Thin operational considerations for GUEST OS environments

Hi all,

I have just reviewed with my customer the different types of thin interaction that are available with a variety of operating systems and the Symmetrix platform (namely VMAX).  This has been well received but they followed up with a question that I would welcome input on.

Basically, do we need to consider any "thin friendly" operations in an OS that is deployed via a vmware guest?  ie: Windows 2012 or RHEL 6.x in a VM.  Where the OS is thin aware and can do PUNCH/Write SAME type operations.

My current response is there is nothing that you enable/setup (regular fstrim, disk monitoring reclaim) in the guest OS around disk usage as ESX is aware of what actual storage is being consumed and interacts with the actual storage array in a thin friendly manner (assuming THIN or LAZY zeroed thick vmdk).

However, does anyone know if the GUEST does trim/reclaim/punch operations to the virtual SCSI disk if VMware will recognize this activity and operate accordingly with the underlying storage (notifications, etc?)

Thank you

Doug

286 Posts

February 21st, 2013 17:00

For virtual disks, VMware blocks (or rather can't/doesn't) interpret UNMAP or WRITE SAME sent from Guest OS's.
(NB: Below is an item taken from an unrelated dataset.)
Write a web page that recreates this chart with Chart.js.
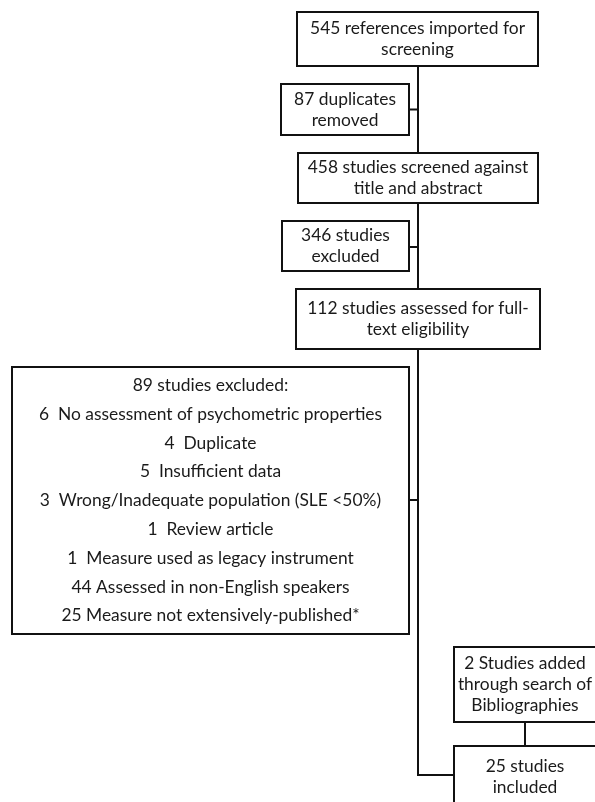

These type of functions only work with raw device mappings. So the short answer is no.

That being said, in vSphere 5.1 VMware introduced the Space Efficient Sparse Virtual Disk that can reclaim space from guest OS filesystems on a virtual disk and forward that reclaim to the array using UNMAP.

I'd check out these docs for some more information:

http://www.emc.com/collateral/hardware/white-papers/h6813-implting-symmetrix-vrtl-prvsning-vsphere-wp.pdf

http://www.emc.com/collateral/software/white-papers/h6730-virtual-provisioning-space-reclamation-wp.pdf

286 Posts

February 22nd, 2013 08:00

Thanks Matt, I meant to say that but forgot. Important point

61 Posts

February 22nd, 2013 08:00

In addition to Cody's (absolutely correct) response, its worth noting that SASVD's are only useable (today) in certain VDI/vCloud environments.